-- START --

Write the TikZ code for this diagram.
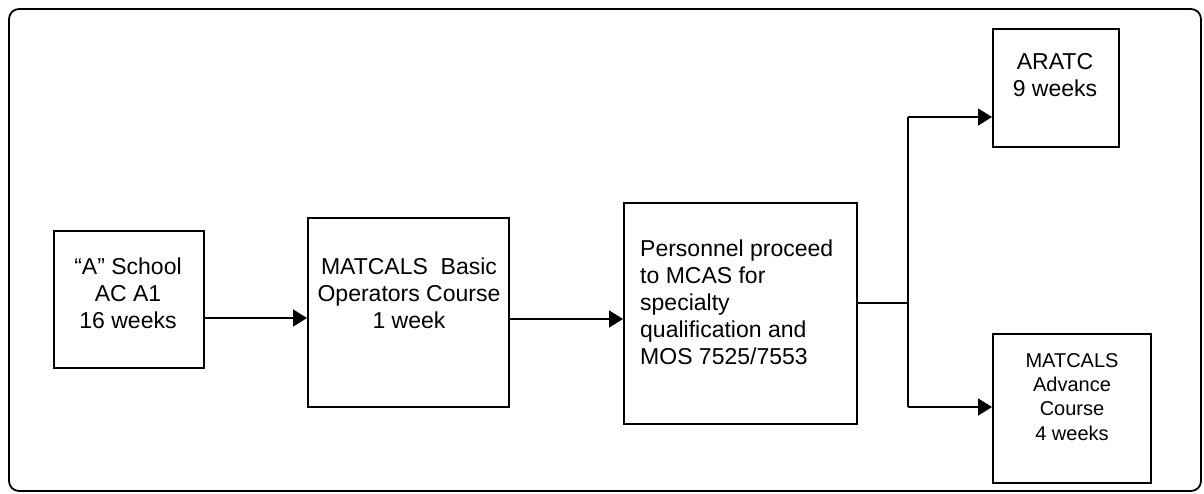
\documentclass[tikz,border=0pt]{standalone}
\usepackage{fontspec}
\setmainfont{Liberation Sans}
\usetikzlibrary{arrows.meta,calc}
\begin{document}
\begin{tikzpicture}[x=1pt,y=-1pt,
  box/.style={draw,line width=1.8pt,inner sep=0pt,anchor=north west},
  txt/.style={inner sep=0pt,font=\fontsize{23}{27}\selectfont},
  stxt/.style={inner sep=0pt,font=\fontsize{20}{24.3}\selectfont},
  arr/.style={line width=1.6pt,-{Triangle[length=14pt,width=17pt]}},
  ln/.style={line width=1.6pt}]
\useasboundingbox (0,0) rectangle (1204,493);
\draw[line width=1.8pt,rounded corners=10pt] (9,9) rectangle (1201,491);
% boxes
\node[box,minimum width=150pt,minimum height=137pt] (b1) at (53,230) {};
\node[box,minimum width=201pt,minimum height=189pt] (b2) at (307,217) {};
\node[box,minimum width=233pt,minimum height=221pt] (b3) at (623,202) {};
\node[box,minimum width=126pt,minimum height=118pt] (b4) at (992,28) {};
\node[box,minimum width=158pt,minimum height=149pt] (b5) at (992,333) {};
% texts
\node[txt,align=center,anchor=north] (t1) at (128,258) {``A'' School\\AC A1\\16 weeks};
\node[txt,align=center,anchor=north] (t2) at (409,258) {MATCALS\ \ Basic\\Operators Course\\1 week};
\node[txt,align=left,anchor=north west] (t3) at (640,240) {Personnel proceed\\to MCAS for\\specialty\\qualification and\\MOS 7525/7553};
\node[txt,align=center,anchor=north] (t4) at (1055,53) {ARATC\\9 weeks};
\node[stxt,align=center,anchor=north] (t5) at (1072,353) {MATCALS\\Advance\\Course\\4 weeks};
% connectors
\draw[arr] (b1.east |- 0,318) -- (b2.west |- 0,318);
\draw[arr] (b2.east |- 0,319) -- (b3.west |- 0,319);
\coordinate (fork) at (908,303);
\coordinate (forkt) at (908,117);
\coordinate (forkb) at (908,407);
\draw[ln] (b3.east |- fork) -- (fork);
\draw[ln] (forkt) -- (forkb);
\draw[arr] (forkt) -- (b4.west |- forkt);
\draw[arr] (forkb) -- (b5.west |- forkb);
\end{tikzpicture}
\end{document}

-- END --

# What the task asks
Leave out the pictures and retype every line above exactly.

# Written answer
Write the TikZ code for this diagram.
\documentclass[tikz,border=0pt]{standalone}
\usepackage{fontspec}
\setmainfont{Liberation Sans}
\usetikzlibrary{arrows.meta,calc}
\begin{document}
\begin{tikzpicture}[x=1pt,y=-1pt,
  box/.style={draw,line width=1.8pt,inner sep=0pt,anchor=north west},
  txt/.style={inner sep=0pt,font=\fontsize{23}{27}\selectfont},
  stxt/.style={inner sep=0pt,font=\fontsize{20}{24.3}\selectfont},
  arr/.style={line width=1.6pt,-{Triangle[length=14pt,width=17pt]}},
  ln/.style={line width=1.6pt}]
\useasboundingbox (0,0) rectangle (1204,493);
\draw[line width=1.8pt,rounded corners=10pt] (9,9) rectangle (1201,491);
% boxes
\node[box,minimum width=150pt,minimum height=137pt] (b1) at (53,230) {};
\node[box,minimum width=201pt,minimum height=189pt] (b2) at (307,217) {};
\node[box,minimum width=233pt,minimum height=221pt] (b3) at (623,202) {};
\node[box,minimum width=126pt,minimum height=118pt] (b4) at (992,28) {};
\node[box,minimum width=158pt,minimum height=149pt] (b5) at (992,333) {};
% texts
\node[txt,align=center,anchor=north] (t1) at (128,258) {``A'' School\\AC A1\\16 weeks};
\node[txt,align=center,anchor=north] (t2) at (409,258) {MATCALS\ \ Basic\\Operators Course\\1 week};
\node[txt,align=left,anchor=north west] (t3) at (640,240) {Personnel proceed\\to MCAS for\\specialty\\qualification and\\MOS 7525/7553};
\node[txt,align=center,anchor=north] (t4) at (1055,53) {ARATC\\9 weeks};
\node[stxt,align=center,anchor=north] (t5) at (1072,353) {MATCALS\\Advance\\Course\\4 weeks};
% connectors
\draw[arr] (b1.east |- 0,318) -- (b2.west |- 0,318);
\draw[arr] (b2.east |- 0,319) -- (b3.west |- 0,319);
\coordinate (fork) at (908,303);
\coordinate (forkt) at (908,117);
\coordinate (forkb) at (908,407);
\draw[ln] (b3.east |- fork) -- (fork);
\draw[ln] (forkt) -- (forkb);
\draw[arr] (forkt) -- (b4.west |- forkt);
\draw[arr] (forkb) -- (b5.west |- forkb);
\end{tikzpicture}
\end{document}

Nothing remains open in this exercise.